At their first ball in Netherfield, Mr. Darcy shows total disinterest in dancing with anybody, and Jane forms an obstinate negative impression of him from that point, not even allowing him to prove otherwise. Pride and Prejudice deals a very wise issue, which is judging people by negative thoughts on them. This is displayed through Mr. Darcy and Elizabeth. Elizabeth makes the grave mistake of believing everything she hears, especially when it adds to her original opinion. Through a deceiving Mr. Wickham, Darcy and Elizabeth’s relationship worsens, leading to an utterly unjust and harsh judgment of Darcy from Elizabeth, and to Elizabeth’s shameful regret for harming Darcy.

Although not my favorite of books, Pride and Prejudice is nevertheless very engaging, but it goes beyond that. Pride and Prejudice confronts very important social issues: prejudice and misunderstanding. Most of the novel is about Elizabeth’s misunderstanding of almost all of Darcy’s relationships, actions and intentions, and her prejudice toward him. He is a most pitiful character, in my opinion.

I think that throughout the novel, Darcy has been victimized by Elizabeth, the evil-intentioned Mr. Wickham, and all the people who dislike him, with the thought that he is proud. I never thought Darcy to be a vain or proud man.
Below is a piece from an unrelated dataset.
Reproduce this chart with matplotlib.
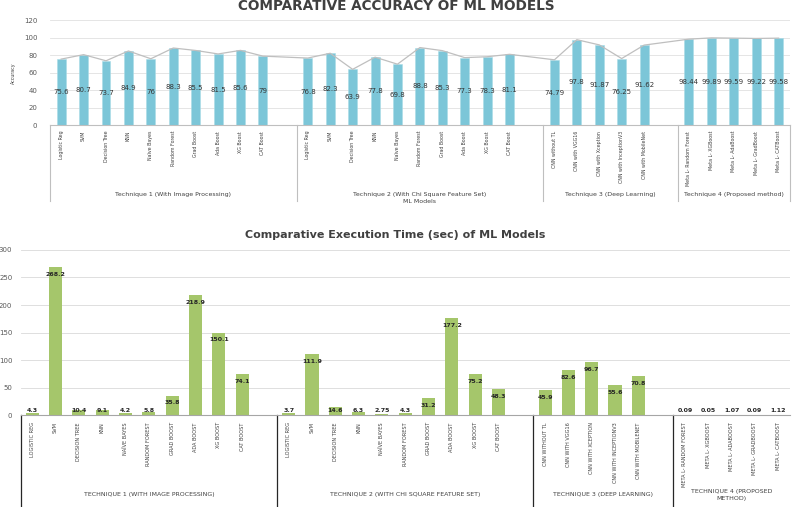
import numpy as np
import matplotlib.pyplot as plt
import matplotlib.transforms as mtrans
from matplotlib import font_manager

# ---- data ----
ml_names = ['Logistic Reg', 'SVM', 'Decision Tree', 'KNN', 'Naïve Bayes',
            'Random Forest', 'Grad Boost', 'Ada Boost', 'XG Boost', 'CAT Boost']
cnn_names = ['CNN without TL', 'CNN with VGG16', 'CNN with Xception',
             'CNN with InceptionV3', 'CNN with MobileNet']
meta_names = ['Meta L- Random Forest', 'Meta L- XGBoost', 'Meta L- AdaBoost',
              'Meta L- GradBoost', 'Meta L- CATBoost']

acc_t1 = [75.6, 80.7, 73.7, 84.9, 76, 88.3, 85.5, 81.5, 85.6, 79]
acc_t2 = [76.8, 82.3, 63.9, 77.8, 69.8, 88.8, 85.3, 77.3, 78.3, 81.1]
acc_t3 = [74.79, 97.8, 91.87, 76.25, 91.62]
acc_t4 = [98.44, 99.89, 99.59, 99.22, 99.58]

time_t1 = [4.3, 268.2, 10.4, 9.1, 4.2, 5.8, 35.8, 218.9, 150.1, 74.1]
time_t2 = [3.7, 111.9, 14.6, 6.3, 2.75, 4.3, 31.2, 177.2, 75.2, 48.3]
time_t3 = [45.9, 82.6, 96.7, 55.6, 70.8]
time_t4 = [0.09, 0.05, 1.07, 0.09, 1.12]

groups_acc = ['Technique 1 (With Image Processing)', 'Technique 2 (With Chi Square Feature Set)',
              'Technique 3 (Deep Learning)', 'Technique 4 (Proposed method)']
groups_time = ['TECHNIQUE 1 (WITH IMAGE PROCESSING)', 'TECHNIQUE 2 (WITH CHI SQUARE FEATURE SET)',
               'TECHNIQUE 3 (DEEP LEARNING)', 'TECHNIQUE 4 (PROPOSED\nMETHOD)']

names = [ml_names, ml_names, cnn_names, meta_names]
offsets = [0, 11, 22, 28]
bounds = [-0.5, 10.5, 21.5, 27.5, 32.5]

# pick a narrow face if one is around, else shrink the regular one
have = {f.name for f in font_manager.fontManager.ttflist}
if 'Liberation Sans Narrow' in have:
    narrow, nsize = 'Liberation Sans Narrow', 1.0
elif 'DejaVu Sans Condensed' in have:
    narrow, nsize = 'DejaVu Sans Condensed', 0.85
else:
    narrow, nsize = 'DejaVu Sans', 0.75
txt = '#404040'

xs = np.concatenate([np.arange(len(n)) + o for n, o in zip(names, offsets)])
labels = sum(names, [])

fig = plt.figure(figsize=(7.93, 5.07), dpi=100)

# ---------- accuracy chart ----------
ax1 = fig.add_axes([0.063, 0.753, 0.933, 0.207])
acc = np.concatenate([acc_t1, acc_t2, acc_t3, acc_t4])
ax1.bar(xs, acc, width=0.4, color='#7cc6d8', edgecolor='#a9dbe6', linewidth=0.4, zorder=2)
ax1.plot(xs, acc, color='#bfbfbf', lw=0.9, zorder=3)
for x, v in zip(xs, acc):
    ax1.text(x, v / 2, f'{v:g}', ha='center', va='center', fontsize=5, color='#333333', zorder=4)
ax1.set_ylim(0, 120)
ax1.set_yticks(range(0, 121, 20))
ax1.set_xlim(-0.5, 32.5)
ax1.set_xticks(xs)
ax1.set_xticklabels(labels, rotation=90, fontsize=4.6 * nsize, family=narrow, color=txt, va='top')
ax1.tick_params(axis='x', length=0, pad=4)
ax1.tick_params(axis='y', length=0, labelsize=5, labelcolor='#595959', pad=9)
ax1.grid(axis='y', color='#e0e0e0', lw=0.6, zorder=0)
for s in ['top', 'right', 'left']:
    ax1.spines[s].set_visible(False)
ax1.spines['bottom'].set_color('#bfbfbf')
ax1.set_ylabel('Accuracy', fontsize=4.6 * nsize, color=txt, family=narrow, labelpad=6)
tr1 = mtrans.blended_transform_factory(ax1.transData, ax1.transAxes)
for b in bounds:
    ax1.plot([b, b], [0, -0.72], transform=tr1, color='#bfbfbf', lw=0.8, clip_on=False)
for i, g in enumerate(groups_acc):
    ax1.text((bounds[i] + bounds[i + 1]) / 2, -0.66, g, transform=tr1, ha='center', va='center',
             fontsize=4.5, color=txt)
ax1.text(16, -0.725, 'ML Models', transform=tr1, ha='center', va='center', fontsize=4.5, color=txt)
fig.text(0.5, 0.988, 'COMPARATIVE ACCURACY OF ML MODELS', ha='center', va='center',
         fontsize=9.8, fontweight='bold', color=txt)

# ---------- execution time chart ----------
ax2 = fig.add_axes([0.026, 0.181, 0.970, 0.326])
tm = np.concatenate([time_t1, time_t2, time_t3, time_t4])
ax2.bar(xs, tm, width=0.56, color='#a5c66b', zorder=2)
for x, v in zip(xs, tm):
    ax2.text(x, max(v - 13.5, 9), f'{v:g}', ha='center', va='center', fontsize=4.5,
             fontweight='bold', color='#262626', zorder=4)
ax2.set_ylim(0, 300)
ax2.set_yticks(range(0, 301, 50))
ax2.set_xlim(-0.5, 32.5)
ax2.set_xticks(xs)
ax2.set_xticklabels([l.upper() for l in labels], rotation=90, fontsize=4.8 * nsize, family=narrow,
                    color=txt, va='top')
ax2.tick_params(axis='x', length=0, pad=5)
ax2.tick_params(axis='y', length=0, labelsize=5, labelcolor='#595959', pad=6)
ax2.grid(axis='y', color='#d9d9d9', lw=0.6, zorder=0)
for s in ['top', 'right', 'left']:
    ax2.spines[s].set_visible(False)
ax2.spines['bottom'].set_color('#a6a6a6')
tr2 = mtrans.blended_transform_factory(ax2.transData, ax2.transAxes)
for b in bounds[:-1]:
    ax2.plot([b, b], [0, -0.57], transform=tr2, color='#262626', lw=0.9, clip_on=False)
for i, g in enumerate(groups_time):
    ax2.text((bounds[i] + bounds[i + 1]) / 2, -0.48, g, transform=tr2, ha='center', va='center',
             fontsize=4.5, color=txt, linespacing=1.5)
fig.text(0.498, 0.536, 'Comparative Execution Time (sec) of ML Models', ha='center', va='center',
         fontsize=8, fontweight='bold', color=txt)

fig.savefig('out.png', dpi=100)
He is merely observant and solemn. First, Elizabeth despises him for breaking the relationship between her sister Jane and Mr. Bingley by advising Bingley to leave town, but after reading his long letter, she comes to face the truth that Jane never showed deep affection toward Mr. Bingley. This brings me to the conclusion that Mr. Darcy only cared for the happiness and best interests of his friend. After Jane learns more about him, she discovers that Darcy is a very sincere and kind man.

 

“Anyone who has gone along with the notion that the pride highlighted in the title of the novel in embodied in Darcy now has to contend with the discovery that both this quality and its pair are being attributed to Elizabeth.”

-Introduction in Oxford World Classics edition of Pride and Prejudice.

 

Regarding the 2005 adaptation of Pride and Prejudice starring Kiera Knightley, I find it a pretty good interpretation of the book, enjoyable by readers of the book and nonreaders also. The movie wasn’t exactly accurate compared to the the book, but that’s not necessarily a bad thing. I think that Matthew Macfadyen excellently performed the role of Mr. Darcy, making his character even more lovable. Although set in the 18th century, I felt the movie was modern. The style of the novel is formal, and I think the movie added a touch of satisfaction and fun for viewers. But to really appreciate the story, one should read the book in addition to watching the movie. One must put in mind that the movie is short, and many important scenes, such as Mr. Darcy’s letter, had to greatly shortened.

The movie did not ignore the issue of wealth. The glib Elizabeth seemed somewhat humbled and at the same time amazed as she gazed at Mr. Darcy’s extravagant paintings and sculptures at his colossal mansion, after roughly rejecting his marriage.

I must add that Mr. Collins, the man who is to inherit the Bennets’ estate, was overly caricatured. Elizabeth was not a very likable character throughout the movie. She was very mean to Mr. Darcy, and had a tendency of sticking her eyes where they shouldn’t be; but after all, she is a proud and prejudiced woman, and wasn’t meant to be admired in the novel. But she still gets a happy ending: a man with high merit, and a lot of money.

Mattew Macfadyen as Mr. Darcy

"Vanity and pride are different things, though the words are often used synonymously. A person may be proud without being vain. Pride relates more to our opinion of ourselves, vanity to what we would have others think of us."